The payer-provider relationship is historically adversarial, but tough times may be changing the dynamic. While they’ve always shared responsibility for guarding patient health and keeping costs down, dramatic differences regarding what was best — or necessary — for patient care frequently caused conflict. Now, a new paradigm is combining the core strengths of each side to form a new healthcare delivery model. It’s known as the “payvider” model, and it’s gaining popularity and producing benefits for payers, providers, and patients.
What’s a payvider?
A payvider is a mutually beneficial partnership between a healthcare provider and a payer. Although typically an adversarial relationship, the payvider model is a natural progression for the two sides — one providing patient care and the other coordinating payment for said care — to merge their services.
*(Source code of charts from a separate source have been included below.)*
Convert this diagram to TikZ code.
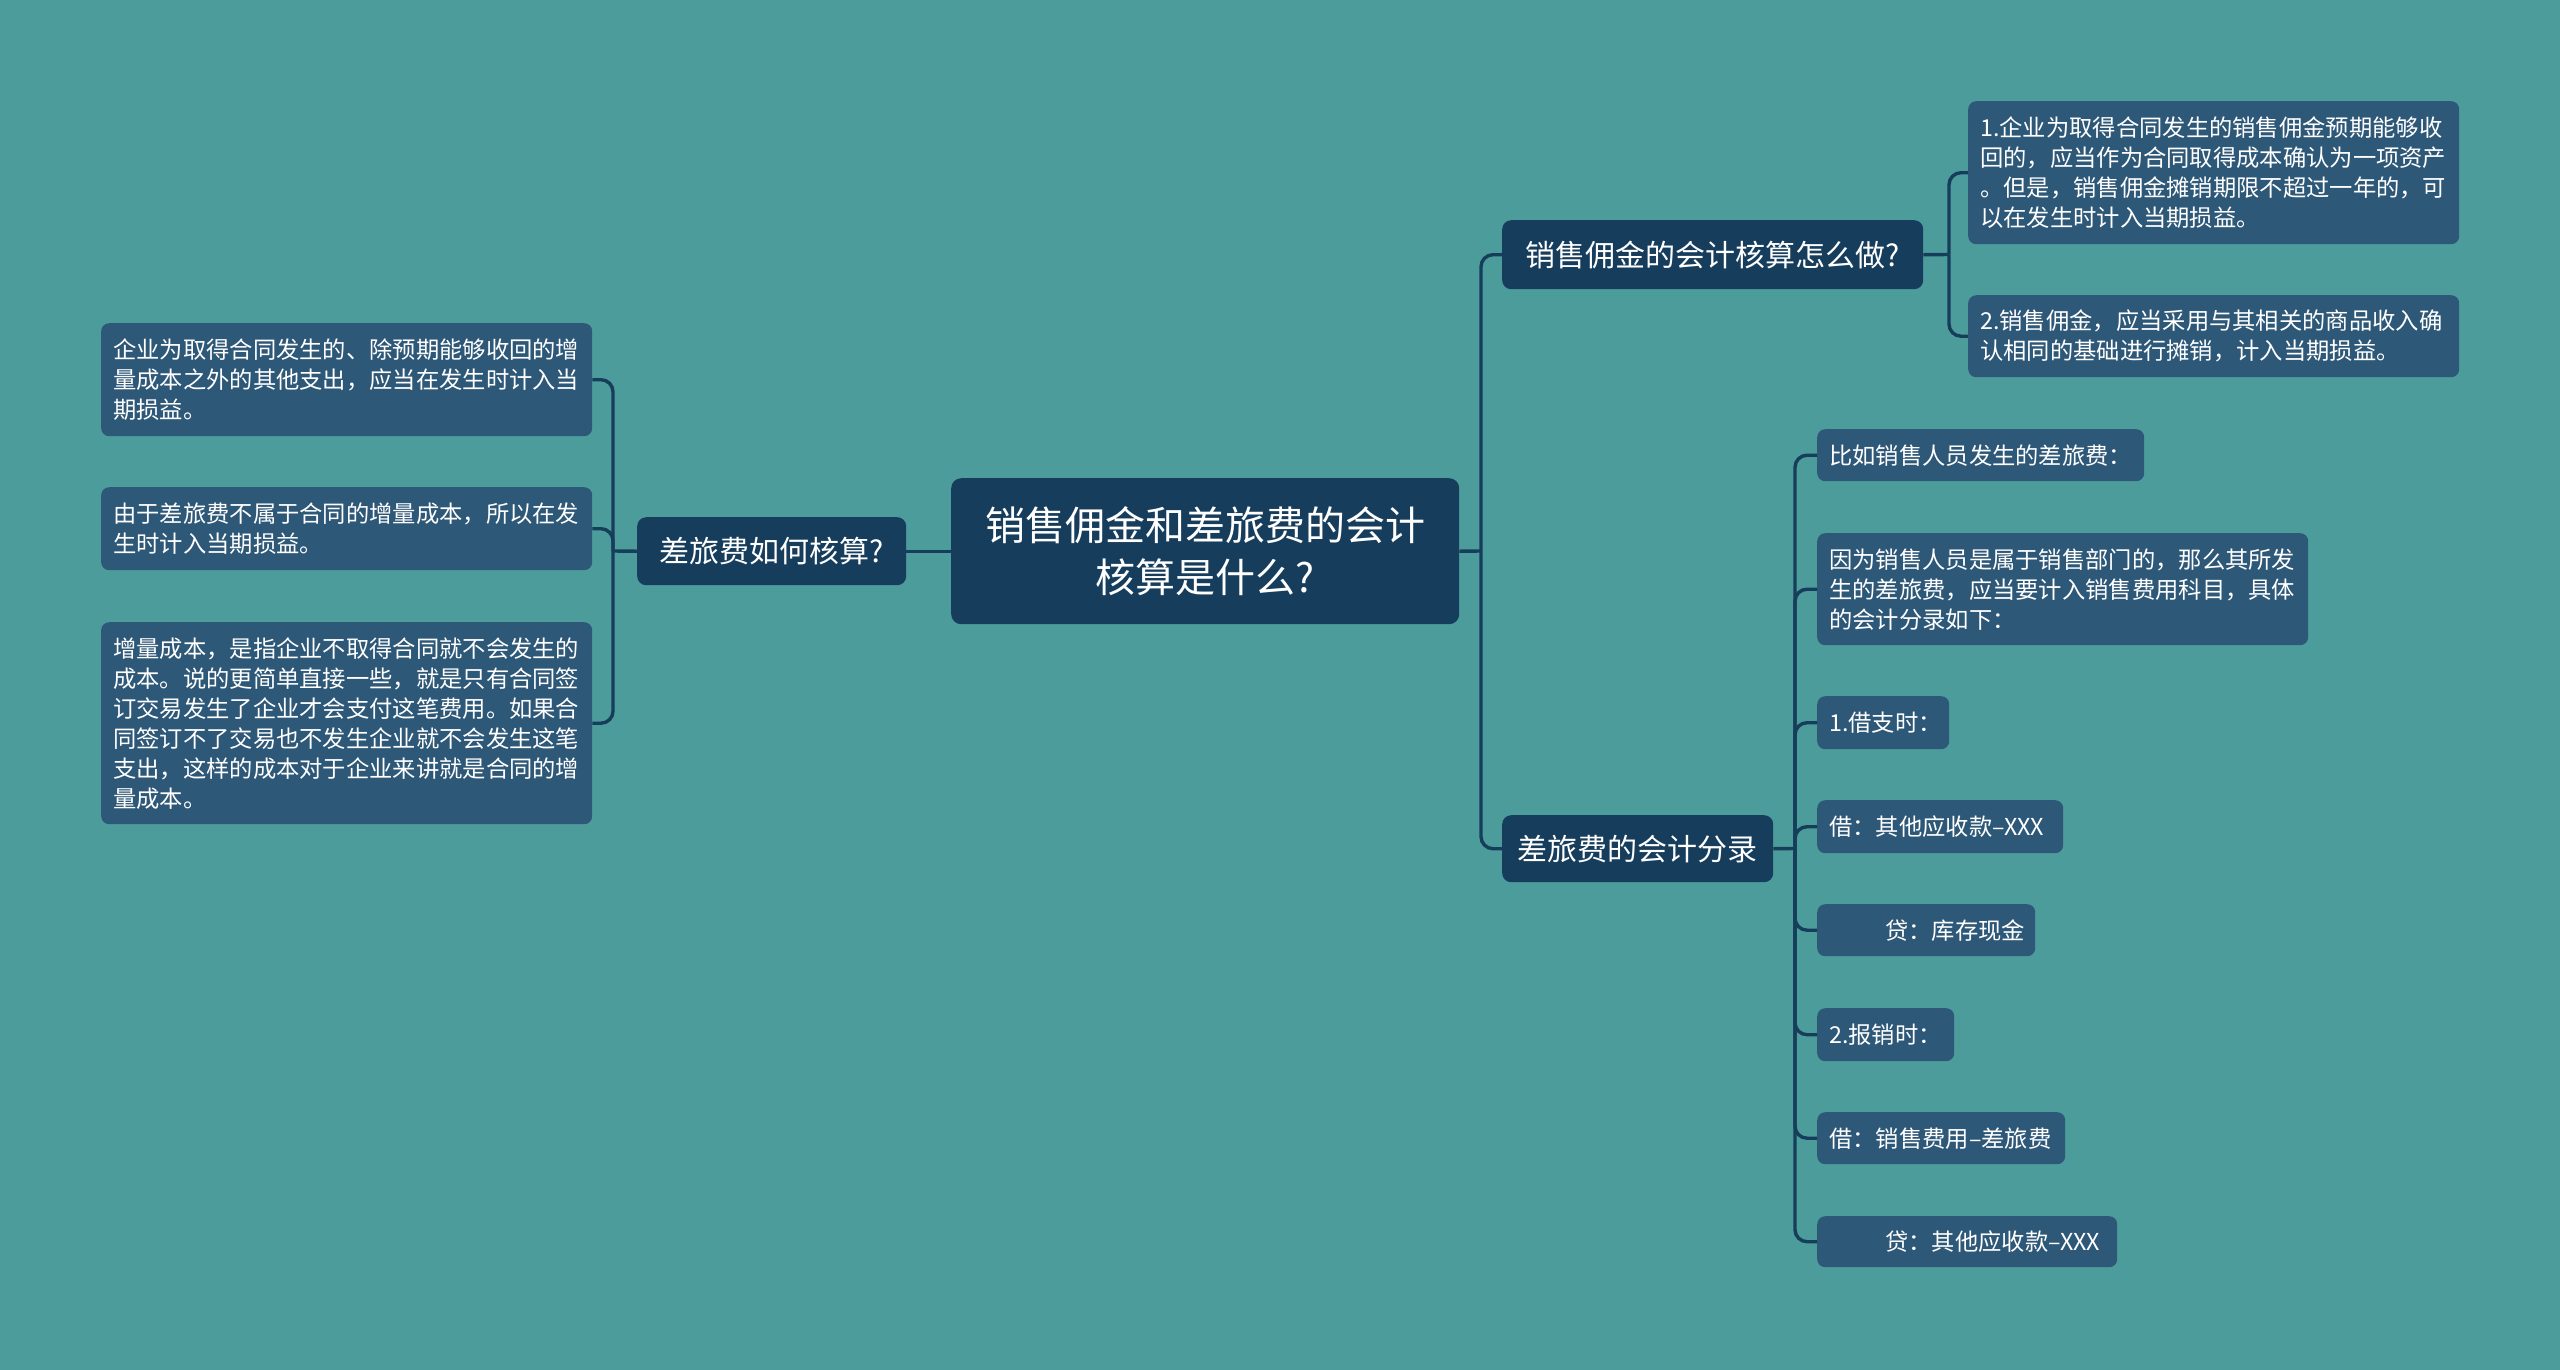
\documentclass[tikz,border=0pt]{standalone}
\usepackage{fontspec}
\setmainfont{Noto Sans CJK SC}
\definecolor{bgcol}{HTML}{4D9C9C}
\definecolor{darkfill}{HTML}{173D5C}
\definecolor{leaffill}{HTML}{2E5878}
\definecolor{linecol}{HTML}{163E5A}
\tikzset{
  rootbox/.style={fill=darkfill, rounded corners=10pt, text=white, font=\fontsize{40}{52}\selectfont, align=center, minimum width=508pt, minimum height=146pt, inner sep=0pt, anchor=north west},
  topicbox/.style={fill=darkfill, rounded corners=9pt, text=white, font=\fontsize{30}{36}\selectfont, inner sep=0pt, anchor=north west},
  leafbox/.style={fill=leaffill, rounded corners=8pt, text=white, font=\fontsize{23.3}{30}\selectfont, inner xsep=12pt, inner ysep=0pt, align=left, anchor=north west},
  link/.style={draw=linecol, line width=3.4pt},
  bendlink/.style={link, rounded corners=12pt}
}
\begin{document}
\begin{tikzpicture}[x=1pt, y=-1pt]
\useasboundingbox (0,0) rectangle (2560,1369);
\fill[bgcol] (-10,-10) rectangle (2570,1379);

% root
\node[rootbox] (root) at (951,478) {销售佣金和差旅费的会计\\核算是什么?};

% main topics
\node[topicbox, minimum width=269pt, minimum height=68pt] (l1a) at (637,517) {差旅费如何核算?};
\node[topicbox, minimum width=421pt, minimum height=69pt] (l1b) at (1502,220) {销售佣金的会计核算怎么做?};
\node[topicbox, minimum width=271pt, minimum height=67pt] (l1c) at (1502,815) {差旅费的会计分录};

% left leaves
\node[leafbox, text width=467pt, minimum height=113pt] (a1) at (101,323) {企业为取得合同发生的、除预期能够收回的增\\量成本之外的其他支出，应当在发生时计入当\\期损益。};
\node[leafbox, text width=467pt, minimum height=83pt] (a2) at (101,487) {由于差旅费不属于合同的增量成本，所以在发\\生时计入当期损益。};
\node[leafbox, text width=467pt, minimum height=202pt] (a3) at (101,622) {增量成本，是指企业不取得合同就不会发生的\\成本。说的更简单直接一些，就是只有合同签\\订交易发生了企业才会支付这笔费用。如果合\\同签订不了交易也不发生企业就不会发生这笔\\支出，这样的成本对于企业来讲就是合同的增\\量成本。};

% right leaves, group 1
\node[leafbox, text width=467pt, minimum height=143pt] (b1) at (1968,101) {1.企业为取得合同发生的销售佣金预期能够收\\回的，应当作为合同取得成本确认为一项资产\\。但是，销售佣金摊销期限不超过一年的，可\\以在发生时计入当期损益。};
\node[leafbox, text width=467pt, minimum height=82pt] (b2) at (1968,295) {2.销售佣金，应当采用与其相关的商品收入确\\认相同的基础进行摊销，计入当期损益。};

% right leaves, group 2
\node[leafbox, text width=303pt, minimum height=52pt] (c1) at (1817,429) {比如销售人员发生的差旅费：};
\node[leafbox, text width=467pt, minimum height=112pt] (c2) at (1817,533) {因为销售人员是属于销售部门的，那么其所发\\生的差旅费，应当要计入销售费用科目，具体\\的会计分录如下：};
\node[leafbox, text width=108pt, minimum height=53pt] (c3) at (1817,696) {1.借支时：};
\node[leafbox, text width=222pt, minimum height=53pt] (c4) at (1817,800) {借：其他应收款–XXX};
\node[leafbox, text width=194pt, minimum height=52pt] (c5) at (1817,904) {\hspace*{56pt}贷：库存现金};
\node[leafbox, text width=113pt, minimum height=53pt] (c6) at (1817,1008) {2.报销时：};
\node[leafbox, text width=224pt, minimum height=52pt] (c7) at (1817,1112) {借：销售费用–差旅费};
\node[leafbox, text width=276pt, minimum height=51pt] (c8) at (1817,1216) {\hspace*{56pt}贷：其他应收款–XXX};

% junction points
\coordinate (jl) at (613,551);
\coordinate (jr) at (1481,551);
\coordinate (jb) at (1949,254.5);
\coordinate (jc) at (1795,848.5);

% connectors
\draw[link] (root.west) -- (l1a.east);
\draw[link] (l1a.west) -- (jl);
\draw[bendlink] (jl) |- (a1.east);
\draw[bendlink] (jl) |- (a2.east);
\draw[bendlink] (jl) |- (a3.east);

\draw[link] (root.east) -- (jr);
\draw[bendlink] (jr) |- (l1b.west);
\draw[bendlink] (jr) |- (l1c.west);

\draw[link] (l1b.east) -- (jb);
\draw[bendlink] (jb) |- (b1.west);
\draw[bendlink] (jb) |- (b2.west);

\draw[link] (l1c.east) -- (jc);
\draw[bendlink] (jc) |- (c1.west);
\draw[bendlink] (jc) |- (c2.west);
\draw[bendlink] (jc) |- (c3.west);
\draw[bendlink] (jc) |- (c4.west);
\draw[bendlink] (jc) |- (c5.west);
\draw[bendlink] (jc) |- (c6.west);
\draw[bendlink] (jc) |- (c7.west);
\draw[bendlink] (jc) |- (c8.west);
\end{tikzpicture}
\end{document}
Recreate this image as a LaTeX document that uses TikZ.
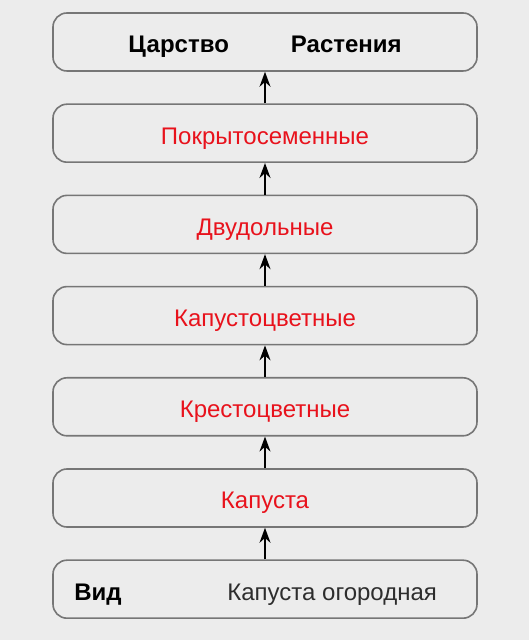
\documentclass[tikz,border=0pt]{standalone}
\usepackage{fontspec}
\setmainfont{Liberation Sans}
\usetikzlibrary{arrows.meta}
\usetikzlibrary{positioning}
\definecolor{bggray}{RGB}{236,236,236}
\definecolor{boxgray}{RGB}{118,118,118}
\definecolor{taxred}{RGB}{232,18,28}
\definecolor{textgray}{RGB}{45,45,45}

\begin{document}
\begin{tikzpicture}[x=1pt,y=1pt]
  \tikzset{taxon/.style = {shape=rectangle,rounded corners=14pt,draw=boxgray,line width=1.6pt,minimum width=424pt,minimum height=58pt,inner sep=0pt,text height=22pt,text depth=0pt,font=\fontsize{24}{28}\selectfont}}
    \tikzset{redtaxon/.style = {taxon,text=taxred}}
    \tikzset{rankname/.style = {anchor=west,inner sep=0pt,text height=22pt,text depth=0pt,font=\fontsize{24}{28}\selectfont}}
  \tikzset{%
  tipA/.tip={Stealth[length=15pt,width=11pt]},
}
  \fill[bggray] (0,0) rectangle (529,640);
  \useasboundingbox (0,0) rectangle (529,640);

	\node[taxon] (K) at (265,598) {\textbf{Царство}\hspace{62pt}\textbf{Растения}};
	\node[redtaxon,below=31.6pt of K] (P) {Покрытосеменные};
	\node[redtaxon,below=31.6pt of P] (D) {Двудольные};
	\node[redtaxon,below=31.6pt of D] (O) {Капустоцветные};
	\node[redtaxon,below=31.6pt of O] (F) {Крестоцветные};
	\node[redtaxon,below=31.6pt of F] (G) {Капуста};
	\node[taxon,below=31.6pt of G] (V) {};

	\node[rankname] (Vrank) at ([xshift=22pt]V.west) {\textbf{Вид}};
	\node[rankname,text=textgray] (Vname) at ([xshift=175pt]V.west) {Капуста огородная};

    \foreach \from/\to in {V/G, G/F, F/O, O/D, D/P, P/K}
    \draw[-tipA,line width=1.5pt](\from.north) -- (\to.south);

\end{tikzpicture}
\end{document}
The payvider model grew out of the recent movement toward value-based care. In value-based care, providers are paid for the quality of care (i.e., patient outcomes) instead of the more traditional fee-for-service model — which bills based on quantity, rather than quality — of care. A value-based system is riskier for providers, but payers also have a stake in the form of premium costs. So, in a payvider partnership, payer and provider interests align. But not all payvider relationships are equal. There are three primary models, including:
- Joint ventures. Payers and providers partner to design healthcare plans with the shared goals of improving patient care and bringing in additional insured individuals.
- Provider plans. Providers create their own insurance plans, so they control premium dollars and don’t need to share any savings they create — from improving the quality and operational efficiency of their health services — with insurance companies.
- Insurance companies become providers. Payers transition to providing healthcare and offering insurance. So, instead of an insurance company with healthcare elements, it becomes a healthcare company with insurance elements.
Providers with a fee-for-service financial model have difficulty keeping health costs in check without increasing the number of patient visits. The payvider model is more value, or quality, based. It rewards outcomes — which is better for payers, providers, and patients. Value-based models lower the costs of healthcare while improving the quality.
The payvider model, with its focus on healthcare outcomes, encourages and improves patient engagement. It also enhances the provider-payer relationship — by aligning their end goals—and refines care coordination between provider networks and payer organizations.
The payvider model is gaining in popularity, and it provides numerous benefits, but it’s not without its challenges. For the model to succeed, providers and payers must collaborate in a vertical structure—which frequently leads to each side blaming the other for the rising costs of care. Some challenges of the payvider model include:
- Economic responsibility for the high cost of health care. Providers blame payers and payers blame providers.
- Lack of provider infrastructure for leveraging digital technologies, such as electronic health records (EHR), which impedes payers from quick access to required records.
- Low visibility beyond hospital and clinical environments. The payvider model could potentially improve the quality of care — and ease the financial burden — from home health agencies, assisted-living facilities, and nursing homes.
The payvider model is likely to continue growing in popularity. It has its challenges, but like any innovation, it will continue to evolve, and for healthcare systems ready to make a change, it’s just might be the best model for the best care and the best financial margins.